Omar Sørvik came up with the idea while he was working on longliners fishing for toothfish in the Southern Ocean, where sperm and killer whales stealing fish from the lines as they are hauled is a serious problem for fishing vessels. Up to three-quarters of the catch can be plucked from the lines between leaving the seabed and reaching the surface in some fishing areas. He patented the idea, but with his own work commitments, was unable to develop the idea further.
Then his daughters Ingunn Elise and Linn Solveig, who had been aware of the thinking behind what has become the Sago Extreme, picked the idea up and decided to develop it further. The result has been a new venture, Sago Solutions, established in 2016 as a research project with support from Innovation Norway and which now employs the sisters on a full-time basis.

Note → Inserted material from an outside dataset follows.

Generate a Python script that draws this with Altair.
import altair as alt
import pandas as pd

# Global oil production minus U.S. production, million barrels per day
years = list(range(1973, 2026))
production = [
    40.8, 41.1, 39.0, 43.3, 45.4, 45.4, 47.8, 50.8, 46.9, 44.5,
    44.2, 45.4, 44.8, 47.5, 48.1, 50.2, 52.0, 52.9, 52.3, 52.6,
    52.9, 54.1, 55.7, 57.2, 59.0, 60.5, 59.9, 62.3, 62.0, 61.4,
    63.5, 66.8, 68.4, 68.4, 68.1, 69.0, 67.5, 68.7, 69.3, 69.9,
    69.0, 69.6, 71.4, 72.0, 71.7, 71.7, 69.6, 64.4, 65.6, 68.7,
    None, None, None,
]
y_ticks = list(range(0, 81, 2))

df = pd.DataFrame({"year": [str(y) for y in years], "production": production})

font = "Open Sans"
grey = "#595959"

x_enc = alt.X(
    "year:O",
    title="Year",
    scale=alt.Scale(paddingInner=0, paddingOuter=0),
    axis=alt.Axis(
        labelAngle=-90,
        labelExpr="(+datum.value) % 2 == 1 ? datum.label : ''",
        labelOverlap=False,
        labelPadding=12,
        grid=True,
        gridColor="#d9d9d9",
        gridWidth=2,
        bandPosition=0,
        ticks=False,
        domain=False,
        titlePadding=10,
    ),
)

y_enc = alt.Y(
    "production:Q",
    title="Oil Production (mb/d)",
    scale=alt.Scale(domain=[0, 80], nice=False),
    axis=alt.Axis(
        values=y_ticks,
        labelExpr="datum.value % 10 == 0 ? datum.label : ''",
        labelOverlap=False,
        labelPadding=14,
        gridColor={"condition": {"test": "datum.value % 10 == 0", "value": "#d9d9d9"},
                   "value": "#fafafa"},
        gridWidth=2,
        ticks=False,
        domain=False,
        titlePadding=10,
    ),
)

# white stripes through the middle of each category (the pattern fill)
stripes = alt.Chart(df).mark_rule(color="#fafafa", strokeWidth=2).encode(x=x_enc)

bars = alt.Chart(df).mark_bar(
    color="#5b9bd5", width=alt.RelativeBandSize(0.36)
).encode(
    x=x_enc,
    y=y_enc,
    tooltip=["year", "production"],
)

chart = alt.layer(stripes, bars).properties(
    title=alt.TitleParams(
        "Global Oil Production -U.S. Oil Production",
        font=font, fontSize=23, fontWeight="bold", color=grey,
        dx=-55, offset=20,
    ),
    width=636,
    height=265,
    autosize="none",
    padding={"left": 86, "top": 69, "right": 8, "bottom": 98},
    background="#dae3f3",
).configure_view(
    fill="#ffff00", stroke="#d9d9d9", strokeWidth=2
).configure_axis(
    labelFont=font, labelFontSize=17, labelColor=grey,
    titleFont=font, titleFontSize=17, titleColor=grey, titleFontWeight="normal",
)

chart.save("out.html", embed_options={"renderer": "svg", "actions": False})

Each brings a particular set of skills to the company; Linn Solveig with extensive experience in shipbuilding as a trained industrial planner and technical engineer, while Ingunn Elise has a background in marketing and administration.
The Sago Extreme is an aluminium structure that is shot away as part of the longline system, and as the line is hauled, it passed through the Sago Extreme. In the process, the fish are stripped off and held in the structure on the way to the surface, where the aluminium pod is then craned on board with the fish inside. This keeps them secure from the hungry whales through the depths at which the cetaceans like to treat the line like a buffet.

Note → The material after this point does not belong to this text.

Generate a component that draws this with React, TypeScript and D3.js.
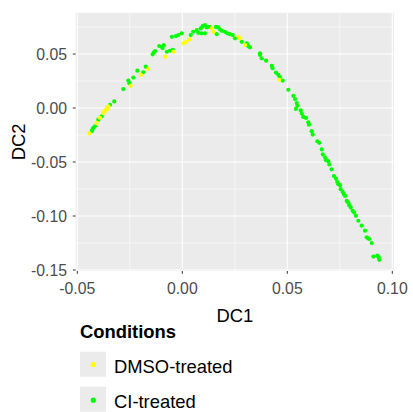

Toothfish do not form part of the whales’ natural diet as they depths they live at do not coincide, and stealing this extra food from the line provides the whales with extra food without the need to hunt actively, while for the fishing vessels a longer time is needed to catch their quotas.
'Longer sea time results in more emissions, and it is necessary to extract larger quantities of fish in order to achieve the original quota,’ commented Linn Solveig Sørvik.
The number of Sago Extreme pods needed for fishing depends o the length of the line used, as each unit glides across the seabed as the line is hauled, until it reaches a stopper, and is then brought to the surface. By-catch and undersized fish escape through custom openings in the structure and the Sago Extreme can be dimensioned to different fisheries.
‘The problem is known in the industry, and different approaches have been tried in the past, but whales are intelligent animals and it has not been possible to find a permanent solution. It is important for practically oriented fishermen that the solution actually works during fishing, and Sago Extreme does,’ they explain.
The Sago Extreme has been tested in Norwegian waters where whale predation on longlines is a problem in the Greenland halibut fishery off the Vesterålen in Northern Norway. Although it was a challenge to recreate the same conditions in Norway, while also locating suitable camera equipment capable of recording what happens below the surface at fishing depths.
'The challenge is that deepwater line fishing in the Southern Ocean takes place in rough conditions and at 1200-2000 metre depths, which makes testing and documentation difficult. There are very few good video shots from these depths. Through the test phases of Sago Extreme here in Norway, we have used different camera systems. In the end, we found a solution that gave us good recordings, but it limited the testing to take place at only a few hundred metres’ depth,’ Linn Solveig explained.
‘It has proven to work properly. It was a great relief to us the first time we got some good video footage from test runs - the Sago Extreme slipped along the seabed well. The fish was brought in and preserved as desired. In the autumn, it is ready for full-scale testing in the Southern Ocean.’